June 3, 2026
Boomerang from space
Meteor Explodes over Massachusetts
New England heard a mystery double boom, and the internet instantly lost its mind
TLDR: NASA says a five-foot meteor blasted over Massachusetts and broke apart above New England before pieces fell into Cape Cod Bay. Online, people split between nerdy fact-checks about whether it really "exploded," wild UFO jokes, and very real panic from folks whose homes shook before the news caught up.
A space rock screaming over Massachusetts turned an ordinary Saturday into full regional chaos. NASA now says the meteor was about five feet wide, weighed as much as a large elephant, tore through the sky at roughly 42,000 mph, then broke apart high above New England before dropping into Cape Cod Bay. But honestly? The real show was online, where people went from "what just shook my house?" to amateur detective mode in record time.

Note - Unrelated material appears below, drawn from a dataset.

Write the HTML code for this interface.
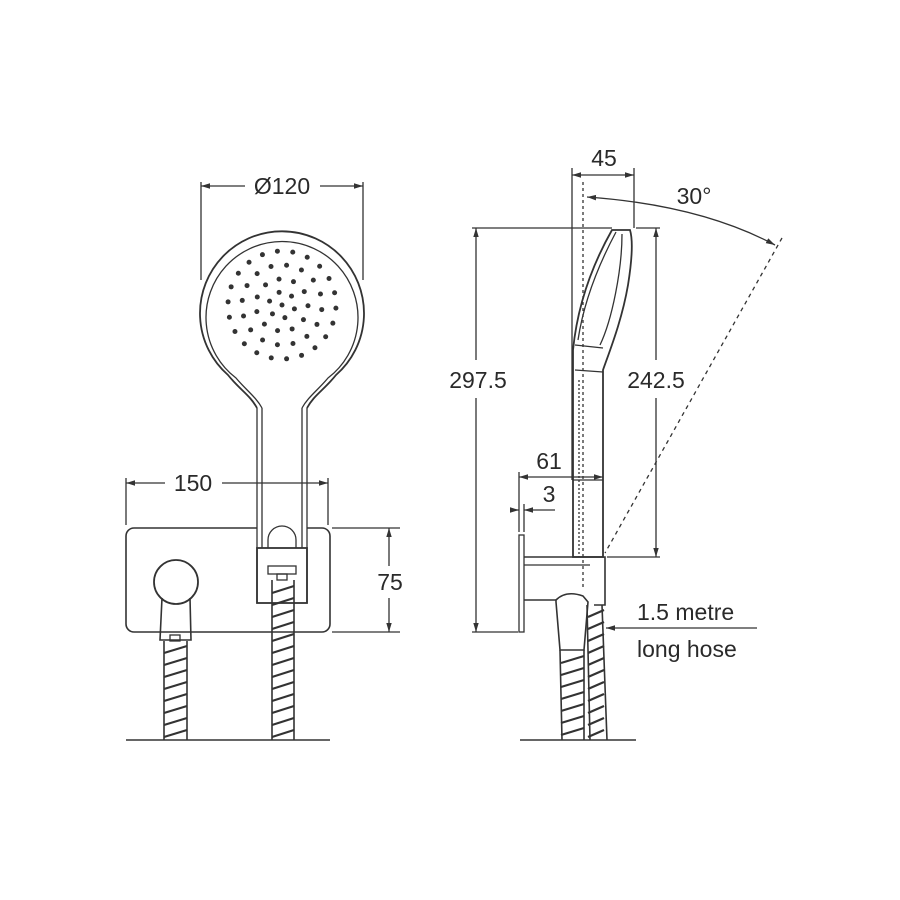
<!DOCTYPE html>
<html><head><meta charset="utf-8"><style>
html,body{margin:0;padding:0;background:#fff;}
svg{display:block}
text{font-family:"Liberation Sans",sans-serif;font-size:23px;fill:#2a2a2a}
</style></head><body>
<svg id="s" width="900" height="900" viewBox="0 0 900 900" xmlns="http://www.w3.org/2000/svg">
<defs>
<marker id="a" viewBox="0 0 10 10" refX="10" refY="5" markerWidth="7" markerHeight="7" orient="auto-start-reverse"><path d="M0,2 L10,5 L0,8z" fill="#333"/></marker>
</defs>
<g stroke="#333" stroke-width="1.3" fill="none">
<line x1="201" y1="182" x2="201" y2="280"/><line x1="363" y1="182" x2="363" y2="280"/>
<line x1="201" y1="186" x2="245" y2="186" marker-start="url(#a)"/><line x1="320" y1="186" x2="363" y2="186" marker-end="url(#a)"/>
<path d="M257,408 C250,395 240,390 228,375 A82,82 0 1 1 336,375 C324,390 314,395 307,408" stroke-width="1.8"/>
<path d="M262,408 C256,397 246,390 236,378 A76,76 0 1 1 328,378 C318,390 308,397 302,408"/>
<path d="M257,408 L257,603 M307,408 L307,603 M262,408 L262,548 M302,408 L302,548" />
<rect x="257" y="548" width="50" height="55" stroke-width="1.8"/>
<path d="M268,548 L268,540 A14,14 0 0 1 296,540 L296,548"/>
<rect x="268" y="566" width="28" height="8"/>
<rect x="277" y="574" width="10" height="6"/>
<path d="M134,528 H257 M307,528 H322 A8,8 0 0 1 330,536 V624 A8,8 0 0 1 322,632 H134 A8,8 0 0 1 126,624 V536 A8,8 0 0 1 134,528" stroke-width="1.6"/>
<line x1="126" y1="478" x2="126" y2="525"/><line x1="328" y1="478" x2="328" y2="525"/>
<line x1="126" y1="483" x2="165" y2="483" marker-start="url(#a)"/><line x1="222" y1="483" x2="328" y2="483" marker-end="url(#a)"/>
<line x1="332" y1="528" x2="400" y2="528"/><line x1="332" y1="632" x2="400" y2="632"/>
<line x1="389" y1="528" x2="389" y2="566" marker-start="url(#a)"/><line x1="389" y1="598" x2="389" y2="632" marker-end="url(#a)"/>
<circle cx="176" cy="582" r="22" stroke-width="1.8"/>
<path d="M162,598 L160,640 H191 L190,598" stroke-width="1.6"/>
<rect x="170" y="635" width="10" height="6"/>
<path d="M164,641 V740 M187,641 V740 M272,580 V740 M294,580 V740" stroke-width="1.6"/>
<g id="hs1"></g>
<line x1="126" y1="740" x2="330" y2="740" stroke-width="1.6"/>

<line x1="572" y1="168" x2="572" y2="480"/><line x1="634" y1="168" x2="634" y2="228"/>
<line x1="572" y1="175" x2="634" y2="175" marker-start="url(#a)" marker-end="url(#a)"/>
<line x1="583" y1="182" x2="583" y2="590" stroke-dasharray="3,3"/>
<path d="M587,197 Q700,205 775,245" marker-start="url(#a)" marker-end="url(#a)"/>
<line x1="782" y1="238" x2="605" y2="553" stroke-dasharray="4,4"/>
<line x1="472" y1="228" x2="612" y2="228"/><line x1="472" y1="632" x2="518" y2="632"/>
<line x1="476" y1="228" x2="476" y2="360" marker-start="url(#a)"/><line x1="476" y1="398" x2="476" y2="632" marker-end="url(#a)"/>
<line x1="636" y1="228" x2="660" y2="228"/><line x1="607" y1="557" x2="660" y2="557"/>
<line x1="656" y1="228" x2="656" y2="360" marker-start="url(#a)"/><line x1="656" y1="398" x2="656" y2="557" marker-end="url(#a)"/>
<path d="M573,557 V350 C578,300 595,260 612,230 L630,230 C633,240 632,260 628,285 C622,320 610,350 603,370 V557 Z" stroke-width="1.8"/>
<path d="M578,340 C584,300 600,262 616,232 M622,234 C622,270 612,320 600,345" />
<line x1="575" y1="345" x2="603" y2="348"/><line x1="575" y1="370" x2="603" y2="372"/>
<line x1="579" y1="380" x2="579" y2="557" stroke-dasharray="2,2"/>
<line x1="573" y1="480" x2="603" y2="480"/>
<path d="M524,557 H605 V605 H594 M524,600 H556" stroke-width="1.6"/>
<line x1="524" y1="565" x2="590" y2="565"/>
<rect x="519" y="535" width="5" height="97"/>
<line x1="519" y1="472" x2="519" y2="532"/>
<line x1="519" y1="477" x2="603" y2="477" marker-start="url(#a)" marker-end="url(#a)"/>
<line x1="510" y1="510" x2="519" y2="510" marker-end="url(#a)"/><line x1="555" y1="510" x2="524" y2="510" marker-end="url(#a)"/>
<line x1="524" y1="504" x2="524" y2="532"/>
<path d="M556,600 Q566,590 583,596 L588,602 L584,650 H560 L556,602 Z" stroke-width="1.6"/>
<path d="M560,650 L562,740 M584,650 L584,740 M587,605 L590,740 M602,605 L607,740" stroke-width="1.6"/>
<g id="hs2"></g>
<line x1="520" y1="740" x2="636" y2="740" stroke-width="1.6"/>
<line x1="757" y1="628" x2="606" y2="628" marker-end="url(#a)"/>
</g>
<g id="dots" fill="#333"></g>
<text x="282" y="194" text-anchor="middle">Ø120</text>
<text x="193" y="491" text-anchor="middle">150</text>
<text x="390" y="590" text-anchor="middle">75</text>
<text x="604" y="166" text-anchor="middle">45</text>
<text x="694" y="204" text-anchor="middle">30°</text>
<text x="478" y="388" text-anchor="middle">297.5</text>
<text x="656" y="388" text-anchor="middle">242.5</text>
<text x="549" y="469" text-anchor="middle">61</text>
<text x="549" y="502" text-anchor="middle">3</text>
<text x="637" y="620">1.5 metre</text>
<text x="637" y="657">long hose</text>
</svg>
<script>
var NS="http://www.w3.org/2000/svg";
function el(p,t,a){var e=document.createElementNS(NS,t);for(var k in a)e.setAttribute(k,a[k]);p.appendChild(e);return e;}
var d=document.getElementById("dots");
var rings=[[0,1],[13,6],[26,11],[40,16],[54,22]];
rings.forEach(function(r,i){for(var j=0;j<r[1];j++){var t=j/r[1]*2*Math.PI+i*0.3;el(d,"circle",{cx:282+r[0]*Math.cos(t),cy:305+r[0]*Math.sin(t),r:2.5});}});
function spiral(g,x1,x2,y0,y1){for(var y=y0;y<y1;y+=12){el(g,"line",{x1:x1,y1:y+7,x2:x2,y2:y,stroke:"#333","stroke-width":2.2});}}
var h1=document.getElementById("hs1");spiral(h1,164,187,646,735);spiral(h1,272,294,586,735);
var h2=document.getElementById("hs2");spiral(h2,561,584,656,735);spiral(h2,588,604,610,735);
</script>
</body></html>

The comment section had everything: confusion, nitpicking, jokes, and classic internet one-upmanship. One person said their whole beach house north of Boston shook so hard they thought someone had fallen out of bed, and then described the most relatable modern disaster: frantically searching the internet and finding nothing official while Reddit was already on fire. Another commenter was hilariously devastated they missed the sound entirely: "I feel left out." Even in a mini sky event, there was instant fear of missing out.
Then came the debate crowd. One very serious commenter jumped in with a science correction, insisting meteors don't really "explode" the way people think and that the boom was from the shockwave of something moving absurdly fast. Naturally, that sober explanation had to share space with the much more fun theory that it was "a UFO pickup gone bad." That's the whole vibe of this story: one part NASA update, one part neighborhood panic, and one very online crowd turning a loud boom into a comedy, conspiracy, and fact-checking festival all at once.
Key Points
- •NASA said the meteor was about five feet wide, weighed 5.6 metric tons, and entered the atmosphere at 2:06 p.m. traveling about 42,000 mph.
- •The object traveled 26 miles from northwest to southeast before breaking up 31 miles above sea level with energy equivalent to 230 tons of TNT.
- •NASA said the object was natural material, not a satellite or space debris, and that meteorites from the event fell into Cape Cod Bay.
- •The American Meteor Society and NASA had earlier issued different preliminary estimates for the meteor's size, speed, altitude, and energy release.
- •Officials and experts said recovering fragments is unlikely, and the U.S. Coast Guard does not plan to attempt retrieval in Cape Cod Bay.